- Instructions to follow:
For the copy, please give all of the data again exactly and leave the pictures out.

━━━━━━━━━━

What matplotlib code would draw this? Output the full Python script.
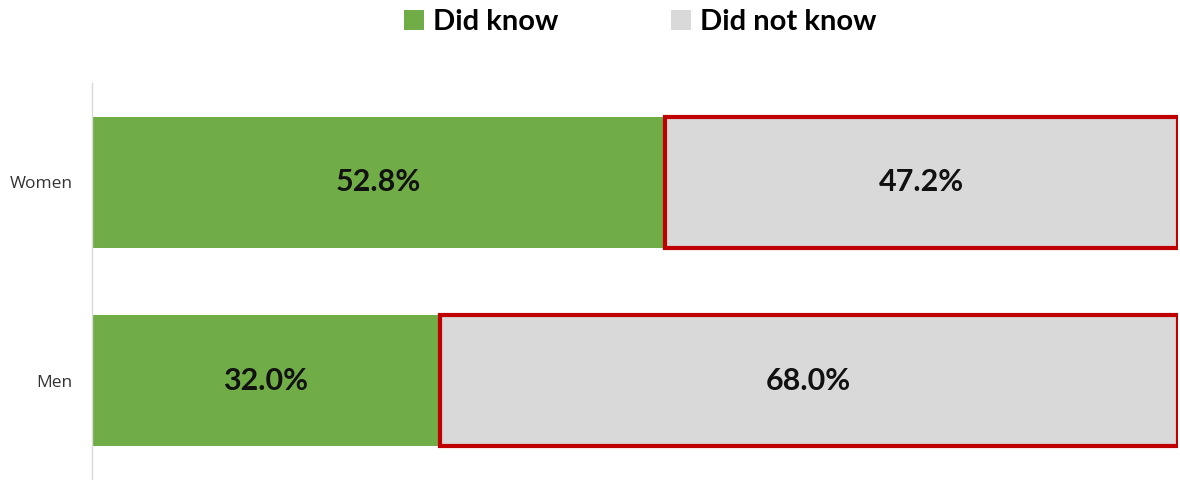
import matplotlib.pyplot as plt
from matplotlib.patches import Patch

# survey results
groups = ["Men", "Women"]
did_know = [32.0, 52.8]
did_not_know = [68.0, 47.2]

green = "#70AD47"
grey = "#D9D9D9"
red = "#C00000"

plt.rcParams['font.family'] = ['Open Sans', 'DejaVu Sans']
bold_font = ['Lato', 'DejaVu Sans']

fig = plt.figure(figsize=(11.8, 4.8), dpi=100)
ax = fig.add_axes([92 / 1180, 0.0, 1086 / 1180, 1 - 83 / 480])

pos = range(len(groups))
ax.barh(pos, did_know, height=0.66, color=green, label="Did know")
ax.barh(pos, did_not_know, height=0.66, left=did_know, color=grey,
        edgecolor=red, linewidth=3, label="Did not know")

for i in pos:
    ax.text(did_know[i] / 2, i, f"{did_know[i]:.1f}%", ha="center", va="center",
            fontsize=22, fontweight="bold", family=bold_font, color="#111111")
    ax.text(did_know[i] + did_not_know[i] / 2, i, f"{did_not_know[i]:.1f}%",
            ha="center", va="center", fontsize=22, fontweight="bold",
            family=bold_font, color="#111111")

ax.set_xlim(0, 100)
ax.set_ylim(-0.5, 1.5)
ax.set_yticks(list(pos))
ax.set_yticklabels(groups, fontsize=12.5, color="#333333")
ax.tick_params(axis="y", length=0, pad=14)
ax.set_xticks([])
for s in ["top", "right", "bottom"]:
    ax.spines[s].set_visible(False)
ax.spines["left"].set_color("#D9D9D9")
ax.spines["left"].set_linewidth(1)

handles = [Patch(facecolor=green, edgecolor="none", label="Did know"),
           Patch(facecolor=grey, edgecolor="none", label="Did not know")]
fig.legend(handles=handles, loc="center", bbox_to_anchor=(0.5425, 1 - 22 / 480), ncol=2,
           frameon=False, handlelength=0.7, handleheight=0.7, handletextpad=0.3,
           columnspacing=3.85, prop={"size": 21, "weight": "bold", "family": bold_font})

fig.savefig("out.png", dpi=100)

━━━━━━━━━━

- Result:
What matplotlib code would draw this? Output the full Python script.
import matplotlib.pyplot as plt
from matplotlib.patches import Patch

# survey results
groups = ["Men", "Women"]
did_know = [32.0, 52.8]
did_not_know = [68.0, 47.2]

green = "#70AD47"
grey = "#D9D9D9"
red = "#C00000"

plt.rcParams['font.family'] = ['Open Sans', 'DejaVu Sans']
bold_font = ['Lato', 'DejaVu Sans']

fig = plt.figure(figsize=(11.8, 4.8), dpi=100)
ax = fig.add_axes([92 / 1180, 0.0, 1086 / 1180, 1 - 83 / 480])

pos = range(len(groups))
ax.barh(pos, did_know, height=0.66, color=green, label="Did know")
ax.barh(pos, did_not_know, height=0.66, left=did_know, color=grey,
        edgecolor=red, linewidth=3, label="Did not know")

for i in pos:
    ax.text(did_know[i] / 2, i, f"{did_know[i]:.1f}%", ha="center", va="center",
            fontsize=22, fontweight="bold", family=bold_font, color="#111111")
    ax.text(did_know[i] + did_not_know[i] / 2, i, f"{did_not_know[i]:.1f}%",
            ha="center", va="center", fontsize=22, fontweight="bold",
            family=bold_font, color="#111111")

ax.set_xlim(0, 100)
ax.set_ylim(-0.5, 1.5)
ax.set_yticks(list(pos))
ax.set_yticklabels(groups, fontsize=12.5, color="#333333")
ax.tick_params(axis="y", length=0, pad=14)
ax.set_xticks([])
for s in ["top", "right", "bottom"]:
    ax.spines[s].set_visible(False)
ax.spines["left"].set_color("#D9D9D9")
ax.spines["left"].set_linewidth(1)

handles = [Patch(facecolor=green, edgecolor="none", label="Did know"),
           Patch(facecolor=grey, edgecolor="none", label="Did not know")]
fig.legend(handles=handles, loc="center", bbox_to_anchor=(0.5425, 1 - 22 / 480), ncol=2,
           frameon=False, handlelength=0.7, handleheight=0.7, handletextpad=0.3,
           columnspacing=3.85, prop={"size": 21, "weight": "bold", "family": bold_font})

fig.savefig("out.png", dpi=100)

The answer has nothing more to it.